A call option is a financial contract that gives the buyer the right, but not the obligation, to purchase a specified quantity of an underlying asset at a predetermined price, known as the strike price, within a specified period of time. Call options are commonly used in options trading to speculate on the price movement of the underlying asset or to hedge existing positions.
Mechanics of a Call Option
When trading a call option, several key elements come into play:
- Underlying Asset: The asset on which the option is based, such as a stock, commodity, or index.
- Strike Price: The price at which the buyer of the call option has the right to buy the underlying asset. This is the price at which the transaction will occur if the option is exercised.
- Expiration Date: The date on which the option expires. After this date, the option no longer has any value and cannot be exercised.
- Premium: The price paid by the buyer to the seller of the option for the right to buy the underlying asset. The premium is determined by factors such as the current price of the underlying asset, the strike price, and the time remaining until expiration.
Types of Call Options
- European Call Option: This type of call option can only be exercised on the expiration date.
- American Call Option: This type of call option can be exercised at any time before or on the expiration date.
Uses of Call Options
- Speculation: Traders often use call options to speculate on the price movement of the underlying asset. If they believe the price will rise, they can buy call options to profit from the increase.
- Hedging: Investors use call options to hedge against potential losses in their existing positions.
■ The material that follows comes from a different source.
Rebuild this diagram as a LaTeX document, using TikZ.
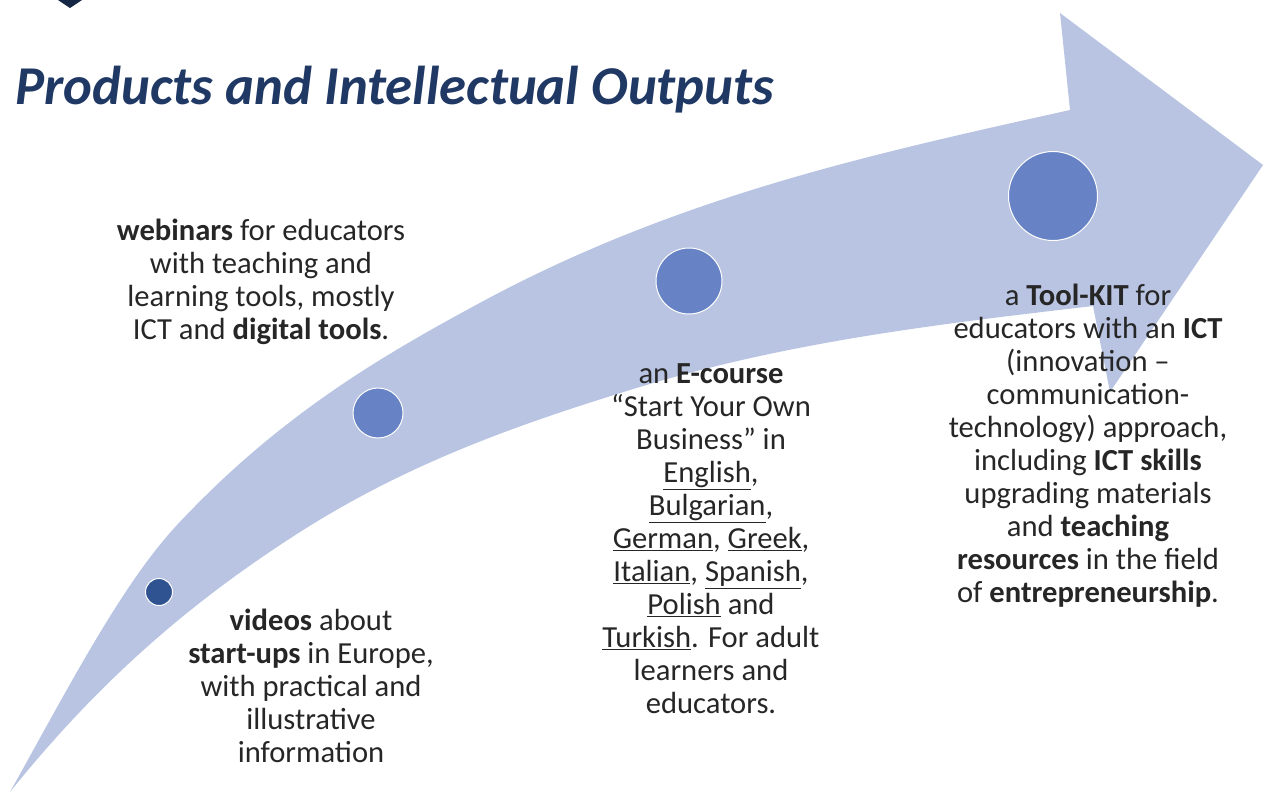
\documentclass[tikz,border=0pt]{standalone}
\usepackage{fontspec}
\setmainfont{Carlito}
\definecolor{arrowfill}{HTML}{B8C4E2}
\definecolor{dotmid}{HTML}{6783C5}
\definecolor{dotdark}{HTML}{2F5290}
\definecolor{titleblue}{HTML}{1F3864}
\definecolor{bodytext}{HTML}{262626}
\tikzset{
  dot/.style={circle,draw=white,line width=1pt,inner sep=0pt},
  body/.style={align=center,text=bodytext,inner sep=0pt,font=\fontsize{30.6}{33}\selectfont},
}
\begin{document}
\begin{tikzpicture}[x=1pt,y=-1pt]
\useasboundingbox (0,0) rectangle (1263,793);
\fill[arrowfill] (10,792) .. controls (66,692) and (121,585) .. (177,525)
  .. controls (277,418) and (376,359) .. (476,305)
  .. controls (674,197) and (872,154) .. (1070,110)
  -- (1060,13) -- (1263,165) -- (1110,392) -- (1093,306)
  .. controls (939,324) and (784,342) .. (630,390)
  .. controls (520,424) and (410,462) .. (300,532)
  .. controls (203,594) and (107,671) .. (10,792) -- cycle;
\fill[titleblue!70!black] (58,0) -- (82,0) -- (70,8) -- cycle;
\node[anchor=base west,inner sep=0pt,text=titleblue,font=\fontsize{54.7}{60}\selectfont\bfseries\itshape] (title) at (15,104) {Products and Intellectual Outputs};
\node[dot,fill=dotdark,minimum size=27pt] (d1) at (159,592) {};
\node[dot,fill=dotmid,minimum size=50pt] (d2) at (378,413) {};
\node[dot,fill=dotmid,minimum size=66pt] (d3) at (689,281) {};
\node[dot,fill=dotmid,minimum size=89pt] (d4) at (1053,196) {};
\node[body] (webinars) at (261,282) {\textbf{webinars} for educators\\with teaching and\\learning tools, mostly\\ICT and \textbf{digital tools}.};
\node[body] (videos) at (311,686) {\textbf{videos} about\\\textbf{start-ups} in Europe,\\with practical and\\illustrative\\information};
\node[body] (ecourse) at (711,539) {an \textbf{E-course}\\“Start Your Own\\Business” in\\\underline{English},\\\underline{Bulgarian},\\\underline{German}, \underline{Greek},\\\underline{Italian}, \underline{Spanish},\\\underline{Polish} and\\\underline{Turkish}. For adult\\learners and\\educators.};
\node[body] (toolkit) at (1088,446) {a \textbf{Tool-KIT} for\\educators with an \textbf{ICT}\\(innovation –\\communication-\\technology) approach,\\including \textbf{ICT skills}\\upgrading materials\\and \textbf{teaching}\\\textbf{resources} in the field\\of \textbf{entrepreneurship}.};
\end{tikzpicture}
\end{document}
For example, a stockholder may purchase call options as a form of insurance against a decline in the stock price.
Example of a Call Option
Suppose an investor believes that the price of Company XYZ’s stock will rise in the next three months. They purchase a call option with a strike price of $50 and an expiration date three months from now. If the stock price rises above $50 before the expiration date, the investor can exercise the option and buy the stock at the predetermined price, potentially profiting from the price increase.